* _Written request_
Nothing outside the lines from the one containing "Generate a Python" down to the one containing "from bokeh.resources import INLINE" belongs in the copy; print that span exactly, both ends included, with pictures removed.

* _Given data_
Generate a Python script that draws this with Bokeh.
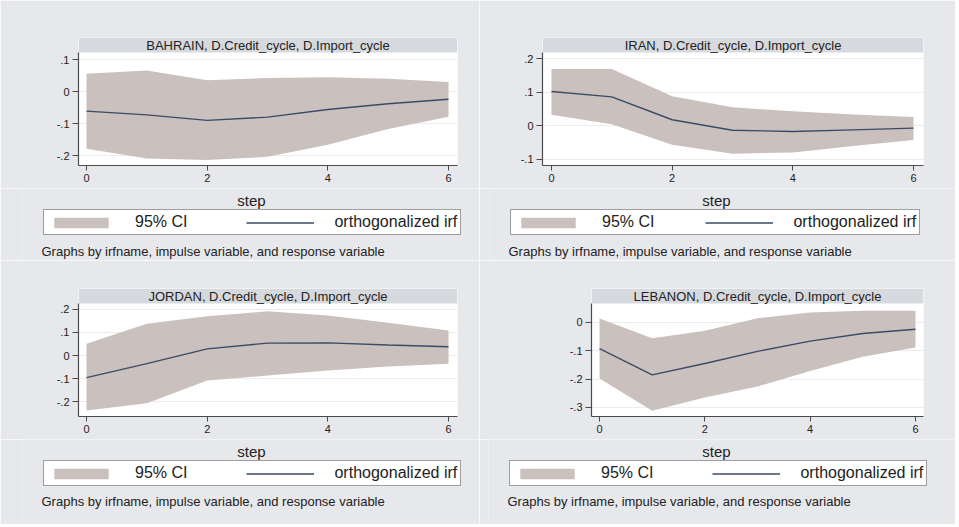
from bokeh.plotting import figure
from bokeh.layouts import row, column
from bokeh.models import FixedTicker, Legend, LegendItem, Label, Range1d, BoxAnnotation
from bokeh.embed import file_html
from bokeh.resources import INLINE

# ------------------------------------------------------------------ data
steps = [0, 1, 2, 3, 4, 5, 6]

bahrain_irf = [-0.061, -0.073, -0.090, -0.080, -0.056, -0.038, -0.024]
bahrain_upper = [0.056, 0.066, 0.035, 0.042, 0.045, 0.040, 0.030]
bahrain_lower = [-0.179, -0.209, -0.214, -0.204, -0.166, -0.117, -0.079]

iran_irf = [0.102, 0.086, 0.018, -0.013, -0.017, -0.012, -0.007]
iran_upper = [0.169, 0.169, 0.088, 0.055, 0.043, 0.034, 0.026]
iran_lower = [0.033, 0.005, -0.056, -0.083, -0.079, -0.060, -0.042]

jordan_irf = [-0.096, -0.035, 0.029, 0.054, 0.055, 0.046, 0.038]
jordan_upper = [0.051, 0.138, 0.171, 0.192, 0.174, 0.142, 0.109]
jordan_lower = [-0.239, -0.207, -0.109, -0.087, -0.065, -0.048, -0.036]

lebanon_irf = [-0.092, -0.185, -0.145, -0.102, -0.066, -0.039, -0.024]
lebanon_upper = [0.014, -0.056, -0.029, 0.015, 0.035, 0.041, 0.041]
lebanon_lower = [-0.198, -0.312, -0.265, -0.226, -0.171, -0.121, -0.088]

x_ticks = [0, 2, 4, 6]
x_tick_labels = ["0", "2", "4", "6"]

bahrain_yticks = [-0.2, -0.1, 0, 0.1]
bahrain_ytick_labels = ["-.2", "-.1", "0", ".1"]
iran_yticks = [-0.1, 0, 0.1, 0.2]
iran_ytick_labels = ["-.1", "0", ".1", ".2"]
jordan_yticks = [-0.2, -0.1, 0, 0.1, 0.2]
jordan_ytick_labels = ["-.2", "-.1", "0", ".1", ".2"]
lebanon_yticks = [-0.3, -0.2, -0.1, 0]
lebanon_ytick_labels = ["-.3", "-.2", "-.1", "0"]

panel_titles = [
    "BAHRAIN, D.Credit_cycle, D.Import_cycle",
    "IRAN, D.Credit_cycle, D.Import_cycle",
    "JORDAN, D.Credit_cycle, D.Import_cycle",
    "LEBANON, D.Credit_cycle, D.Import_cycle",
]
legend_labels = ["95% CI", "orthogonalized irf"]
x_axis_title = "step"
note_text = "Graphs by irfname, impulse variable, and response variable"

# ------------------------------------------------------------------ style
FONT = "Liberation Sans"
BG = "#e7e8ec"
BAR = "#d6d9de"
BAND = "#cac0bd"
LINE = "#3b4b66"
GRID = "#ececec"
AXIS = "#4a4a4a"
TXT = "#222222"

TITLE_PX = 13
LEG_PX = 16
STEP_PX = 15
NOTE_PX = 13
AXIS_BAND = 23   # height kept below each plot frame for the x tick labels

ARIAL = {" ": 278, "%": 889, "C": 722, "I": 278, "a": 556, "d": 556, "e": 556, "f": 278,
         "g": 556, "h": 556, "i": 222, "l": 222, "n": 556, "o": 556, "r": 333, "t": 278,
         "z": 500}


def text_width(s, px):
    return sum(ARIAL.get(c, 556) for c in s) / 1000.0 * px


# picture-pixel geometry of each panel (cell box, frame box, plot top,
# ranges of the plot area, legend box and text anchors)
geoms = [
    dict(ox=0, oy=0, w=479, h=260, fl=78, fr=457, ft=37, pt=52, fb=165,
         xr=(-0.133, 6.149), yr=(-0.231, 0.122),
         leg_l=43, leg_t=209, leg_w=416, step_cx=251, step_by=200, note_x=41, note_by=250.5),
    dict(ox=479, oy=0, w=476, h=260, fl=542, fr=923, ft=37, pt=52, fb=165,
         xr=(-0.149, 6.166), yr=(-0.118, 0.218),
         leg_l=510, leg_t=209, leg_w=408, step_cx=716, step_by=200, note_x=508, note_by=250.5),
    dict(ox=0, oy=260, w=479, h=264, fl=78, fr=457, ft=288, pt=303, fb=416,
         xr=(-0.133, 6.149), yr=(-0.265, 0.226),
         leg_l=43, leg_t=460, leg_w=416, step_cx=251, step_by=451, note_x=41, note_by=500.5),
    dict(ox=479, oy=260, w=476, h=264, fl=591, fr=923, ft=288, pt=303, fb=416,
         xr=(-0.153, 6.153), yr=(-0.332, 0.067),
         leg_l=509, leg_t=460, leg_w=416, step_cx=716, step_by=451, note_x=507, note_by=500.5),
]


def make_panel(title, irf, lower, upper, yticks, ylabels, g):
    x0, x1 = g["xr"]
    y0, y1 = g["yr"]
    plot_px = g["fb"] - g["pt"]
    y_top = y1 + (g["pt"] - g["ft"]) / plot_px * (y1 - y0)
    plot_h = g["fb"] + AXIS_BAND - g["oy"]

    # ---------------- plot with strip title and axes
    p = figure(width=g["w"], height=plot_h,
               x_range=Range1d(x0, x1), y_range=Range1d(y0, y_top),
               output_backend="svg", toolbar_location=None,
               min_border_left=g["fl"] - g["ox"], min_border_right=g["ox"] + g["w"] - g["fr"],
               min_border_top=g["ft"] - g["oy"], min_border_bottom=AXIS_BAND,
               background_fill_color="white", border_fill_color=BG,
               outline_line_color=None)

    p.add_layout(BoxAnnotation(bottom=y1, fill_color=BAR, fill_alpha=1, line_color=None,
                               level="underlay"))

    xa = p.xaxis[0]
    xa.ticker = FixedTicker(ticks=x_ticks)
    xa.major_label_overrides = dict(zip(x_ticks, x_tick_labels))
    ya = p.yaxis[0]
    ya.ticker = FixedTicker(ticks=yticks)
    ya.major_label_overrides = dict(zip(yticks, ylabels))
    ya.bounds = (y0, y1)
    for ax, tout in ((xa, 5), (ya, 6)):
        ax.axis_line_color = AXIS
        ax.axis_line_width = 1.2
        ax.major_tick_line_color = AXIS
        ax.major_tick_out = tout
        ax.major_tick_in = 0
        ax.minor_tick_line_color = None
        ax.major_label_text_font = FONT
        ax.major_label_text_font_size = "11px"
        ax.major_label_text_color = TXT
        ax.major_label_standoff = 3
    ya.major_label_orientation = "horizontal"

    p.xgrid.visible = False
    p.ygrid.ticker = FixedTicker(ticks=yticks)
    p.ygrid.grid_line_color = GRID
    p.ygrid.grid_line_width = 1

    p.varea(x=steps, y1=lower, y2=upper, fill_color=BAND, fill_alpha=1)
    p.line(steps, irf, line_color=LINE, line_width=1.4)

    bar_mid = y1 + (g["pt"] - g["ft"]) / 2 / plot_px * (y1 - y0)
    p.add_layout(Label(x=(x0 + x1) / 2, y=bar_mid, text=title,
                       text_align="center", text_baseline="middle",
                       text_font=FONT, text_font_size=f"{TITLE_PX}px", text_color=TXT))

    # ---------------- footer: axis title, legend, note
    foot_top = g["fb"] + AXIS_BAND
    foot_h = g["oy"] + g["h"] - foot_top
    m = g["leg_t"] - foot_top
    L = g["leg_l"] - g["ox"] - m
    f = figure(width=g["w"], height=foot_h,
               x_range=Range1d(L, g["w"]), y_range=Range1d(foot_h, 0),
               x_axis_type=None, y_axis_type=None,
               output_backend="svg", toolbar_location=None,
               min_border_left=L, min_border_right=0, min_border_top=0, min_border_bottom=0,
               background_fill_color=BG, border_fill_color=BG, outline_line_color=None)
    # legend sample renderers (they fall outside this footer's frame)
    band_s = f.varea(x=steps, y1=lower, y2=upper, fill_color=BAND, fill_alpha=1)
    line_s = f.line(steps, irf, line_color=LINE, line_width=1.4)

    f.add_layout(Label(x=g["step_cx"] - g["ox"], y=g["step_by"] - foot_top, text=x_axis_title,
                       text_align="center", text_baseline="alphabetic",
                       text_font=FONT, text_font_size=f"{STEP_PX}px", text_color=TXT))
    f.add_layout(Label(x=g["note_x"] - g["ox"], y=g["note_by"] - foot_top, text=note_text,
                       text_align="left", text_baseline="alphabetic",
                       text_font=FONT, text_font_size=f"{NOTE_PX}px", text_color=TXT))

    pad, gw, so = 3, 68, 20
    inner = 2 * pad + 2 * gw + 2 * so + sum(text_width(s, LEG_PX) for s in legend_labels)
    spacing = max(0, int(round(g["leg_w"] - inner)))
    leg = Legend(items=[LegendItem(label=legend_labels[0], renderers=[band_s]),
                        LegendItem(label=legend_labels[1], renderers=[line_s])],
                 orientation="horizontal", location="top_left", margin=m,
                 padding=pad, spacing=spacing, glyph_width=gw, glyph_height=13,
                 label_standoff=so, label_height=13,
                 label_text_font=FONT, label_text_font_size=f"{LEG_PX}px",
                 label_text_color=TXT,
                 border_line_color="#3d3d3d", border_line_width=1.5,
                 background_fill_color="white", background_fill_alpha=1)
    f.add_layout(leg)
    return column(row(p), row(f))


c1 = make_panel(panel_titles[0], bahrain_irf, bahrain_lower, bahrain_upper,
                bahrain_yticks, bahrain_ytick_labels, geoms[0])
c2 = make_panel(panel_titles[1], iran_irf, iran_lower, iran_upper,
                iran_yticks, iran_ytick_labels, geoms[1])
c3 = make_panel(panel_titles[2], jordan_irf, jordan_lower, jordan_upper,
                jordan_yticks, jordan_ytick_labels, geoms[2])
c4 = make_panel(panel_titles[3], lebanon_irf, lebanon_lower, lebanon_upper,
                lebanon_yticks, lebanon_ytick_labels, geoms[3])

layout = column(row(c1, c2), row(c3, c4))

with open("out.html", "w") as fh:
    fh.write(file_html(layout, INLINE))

--

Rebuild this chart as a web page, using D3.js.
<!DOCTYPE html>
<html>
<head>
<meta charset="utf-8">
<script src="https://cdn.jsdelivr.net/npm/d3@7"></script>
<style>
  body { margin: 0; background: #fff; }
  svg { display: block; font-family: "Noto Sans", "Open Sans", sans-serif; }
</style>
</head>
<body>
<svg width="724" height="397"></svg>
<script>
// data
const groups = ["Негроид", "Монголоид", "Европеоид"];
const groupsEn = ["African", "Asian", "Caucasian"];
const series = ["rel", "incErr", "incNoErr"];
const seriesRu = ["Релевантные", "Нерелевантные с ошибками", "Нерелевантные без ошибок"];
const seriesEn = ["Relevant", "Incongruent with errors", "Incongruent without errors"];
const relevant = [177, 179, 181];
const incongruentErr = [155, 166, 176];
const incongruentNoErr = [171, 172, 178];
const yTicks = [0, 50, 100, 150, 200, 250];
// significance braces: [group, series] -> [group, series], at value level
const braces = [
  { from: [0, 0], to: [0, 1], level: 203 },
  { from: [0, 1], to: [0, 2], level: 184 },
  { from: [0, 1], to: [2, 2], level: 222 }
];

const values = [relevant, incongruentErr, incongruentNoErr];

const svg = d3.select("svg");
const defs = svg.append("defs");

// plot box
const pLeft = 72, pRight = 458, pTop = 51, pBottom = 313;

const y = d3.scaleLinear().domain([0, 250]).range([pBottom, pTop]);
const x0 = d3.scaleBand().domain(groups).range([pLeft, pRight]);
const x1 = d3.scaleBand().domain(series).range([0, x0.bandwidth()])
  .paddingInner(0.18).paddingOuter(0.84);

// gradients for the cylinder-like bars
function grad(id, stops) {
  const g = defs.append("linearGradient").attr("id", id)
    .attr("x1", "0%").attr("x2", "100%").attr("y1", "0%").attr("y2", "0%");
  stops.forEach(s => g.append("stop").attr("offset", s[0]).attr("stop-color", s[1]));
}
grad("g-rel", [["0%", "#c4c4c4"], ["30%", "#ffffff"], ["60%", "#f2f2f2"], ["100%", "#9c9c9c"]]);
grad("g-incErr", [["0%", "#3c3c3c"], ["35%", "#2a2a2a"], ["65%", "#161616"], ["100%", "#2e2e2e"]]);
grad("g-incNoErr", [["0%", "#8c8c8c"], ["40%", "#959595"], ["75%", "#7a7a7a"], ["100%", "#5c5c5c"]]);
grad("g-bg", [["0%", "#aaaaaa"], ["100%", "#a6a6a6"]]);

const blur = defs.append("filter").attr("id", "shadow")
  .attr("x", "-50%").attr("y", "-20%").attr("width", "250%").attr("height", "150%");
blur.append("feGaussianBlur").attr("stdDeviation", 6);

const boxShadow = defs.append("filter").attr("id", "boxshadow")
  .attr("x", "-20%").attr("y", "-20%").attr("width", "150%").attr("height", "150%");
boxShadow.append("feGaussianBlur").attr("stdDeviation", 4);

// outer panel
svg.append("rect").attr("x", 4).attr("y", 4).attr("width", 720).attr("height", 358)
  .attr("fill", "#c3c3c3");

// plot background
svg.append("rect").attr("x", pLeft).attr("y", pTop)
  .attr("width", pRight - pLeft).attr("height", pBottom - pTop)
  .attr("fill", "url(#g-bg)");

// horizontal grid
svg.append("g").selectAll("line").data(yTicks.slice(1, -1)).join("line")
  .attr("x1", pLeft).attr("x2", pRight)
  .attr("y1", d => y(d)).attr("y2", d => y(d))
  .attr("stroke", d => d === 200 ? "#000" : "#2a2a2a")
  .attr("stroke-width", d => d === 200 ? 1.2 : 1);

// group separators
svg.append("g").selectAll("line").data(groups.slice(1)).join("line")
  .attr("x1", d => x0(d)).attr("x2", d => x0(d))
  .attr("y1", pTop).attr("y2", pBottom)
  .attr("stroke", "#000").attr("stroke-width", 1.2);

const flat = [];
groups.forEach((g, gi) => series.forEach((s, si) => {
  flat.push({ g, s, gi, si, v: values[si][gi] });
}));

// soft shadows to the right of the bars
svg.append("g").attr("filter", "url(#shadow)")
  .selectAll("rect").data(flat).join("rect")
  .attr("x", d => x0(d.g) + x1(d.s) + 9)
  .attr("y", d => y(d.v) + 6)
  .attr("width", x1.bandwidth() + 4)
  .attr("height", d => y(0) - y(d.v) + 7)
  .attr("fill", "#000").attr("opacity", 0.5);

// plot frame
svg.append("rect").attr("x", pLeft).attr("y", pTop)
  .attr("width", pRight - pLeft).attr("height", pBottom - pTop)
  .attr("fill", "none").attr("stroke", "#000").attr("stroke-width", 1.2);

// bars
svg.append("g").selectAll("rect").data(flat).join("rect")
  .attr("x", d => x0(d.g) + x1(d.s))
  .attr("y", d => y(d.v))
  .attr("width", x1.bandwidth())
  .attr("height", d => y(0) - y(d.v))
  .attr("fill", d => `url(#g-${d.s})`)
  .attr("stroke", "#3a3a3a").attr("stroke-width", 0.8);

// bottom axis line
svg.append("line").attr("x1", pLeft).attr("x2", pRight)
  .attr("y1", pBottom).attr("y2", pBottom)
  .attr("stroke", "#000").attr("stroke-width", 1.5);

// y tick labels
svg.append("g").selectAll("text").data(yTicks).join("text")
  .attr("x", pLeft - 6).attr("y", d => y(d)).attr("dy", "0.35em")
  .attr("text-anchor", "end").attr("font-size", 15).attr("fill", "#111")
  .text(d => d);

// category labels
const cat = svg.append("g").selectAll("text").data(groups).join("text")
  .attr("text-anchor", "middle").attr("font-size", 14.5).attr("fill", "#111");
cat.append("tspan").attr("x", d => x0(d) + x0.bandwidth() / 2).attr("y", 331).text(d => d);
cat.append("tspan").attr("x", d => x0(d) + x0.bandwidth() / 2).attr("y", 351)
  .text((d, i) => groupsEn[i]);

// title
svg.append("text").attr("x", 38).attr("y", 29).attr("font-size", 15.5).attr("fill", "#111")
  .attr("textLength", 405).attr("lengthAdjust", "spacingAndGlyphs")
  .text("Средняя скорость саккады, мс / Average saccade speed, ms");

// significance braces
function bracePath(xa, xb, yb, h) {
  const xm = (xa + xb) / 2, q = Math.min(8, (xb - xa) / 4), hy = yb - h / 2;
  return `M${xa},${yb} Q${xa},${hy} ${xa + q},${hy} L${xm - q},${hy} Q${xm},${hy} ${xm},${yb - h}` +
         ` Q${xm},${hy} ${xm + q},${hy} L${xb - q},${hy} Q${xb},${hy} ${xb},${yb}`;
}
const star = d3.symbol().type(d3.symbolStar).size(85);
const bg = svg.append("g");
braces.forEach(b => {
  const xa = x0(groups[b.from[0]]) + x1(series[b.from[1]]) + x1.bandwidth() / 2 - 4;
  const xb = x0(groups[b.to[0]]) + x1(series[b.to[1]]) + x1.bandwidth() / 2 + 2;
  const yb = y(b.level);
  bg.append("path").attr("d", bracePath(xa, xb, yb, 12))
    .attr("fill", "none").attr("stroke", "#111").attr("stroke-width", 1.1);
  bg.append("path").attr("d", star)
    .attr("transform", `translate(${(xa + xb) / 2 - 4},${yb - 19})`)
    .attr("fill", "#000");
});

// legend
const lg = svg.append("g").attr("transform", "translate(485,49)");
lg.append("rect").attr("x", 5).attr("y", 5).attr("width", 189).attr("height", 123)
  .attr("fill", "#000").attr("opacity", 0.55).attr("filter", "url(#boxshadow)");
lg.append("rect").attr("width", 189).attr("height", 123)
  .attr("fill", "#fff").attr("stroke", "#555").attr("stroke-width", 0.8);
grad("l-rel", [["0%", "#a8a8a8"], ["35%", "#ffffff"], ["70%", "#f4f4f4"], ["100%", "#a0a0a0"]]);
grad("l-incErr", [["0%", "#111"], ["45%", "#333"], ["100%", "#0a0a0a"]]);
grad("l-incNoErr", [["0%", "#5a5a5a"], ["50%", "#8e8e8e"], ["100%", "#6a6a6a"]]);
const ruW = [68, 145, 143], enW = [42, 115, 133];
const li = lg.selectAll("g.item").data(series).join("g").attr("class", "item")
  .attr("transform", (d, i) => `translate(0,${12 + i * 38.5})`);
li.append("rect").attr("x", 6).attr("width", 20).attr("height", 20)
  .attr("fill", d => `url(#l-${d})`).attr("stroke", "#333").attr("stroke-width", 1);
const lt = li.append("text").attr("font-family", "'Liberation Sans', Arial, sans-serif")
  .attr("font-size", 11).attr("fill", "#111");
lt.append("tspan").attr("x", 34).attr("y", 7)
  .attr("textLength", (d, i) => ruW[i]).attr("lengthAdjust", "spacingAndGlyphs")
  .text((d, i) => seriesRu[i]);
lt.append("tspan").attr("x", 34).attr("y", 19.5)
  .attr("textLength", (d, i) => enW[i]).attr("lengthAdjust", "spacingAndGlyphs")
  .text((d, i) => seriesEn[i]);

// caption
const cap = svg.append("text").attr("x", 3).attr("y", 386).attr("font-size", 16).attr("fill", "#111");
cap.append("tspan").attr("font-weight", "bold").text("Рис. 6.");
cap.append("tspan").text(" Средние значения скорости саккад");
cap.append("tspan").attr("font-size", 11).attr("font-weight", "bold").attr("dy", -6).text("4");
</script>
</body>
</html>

* _Exercise output_
Generate a Python script that draws this with Bokeh.
from bokeh.plotting import figure
from bokeh.layouts import row, column
from bokeh.models import FixedTicker, Legend, LegendItem, Label, Range1d, BoxAnnotation
from bokeh.embed import file_html
from bokeh.resources import INLINE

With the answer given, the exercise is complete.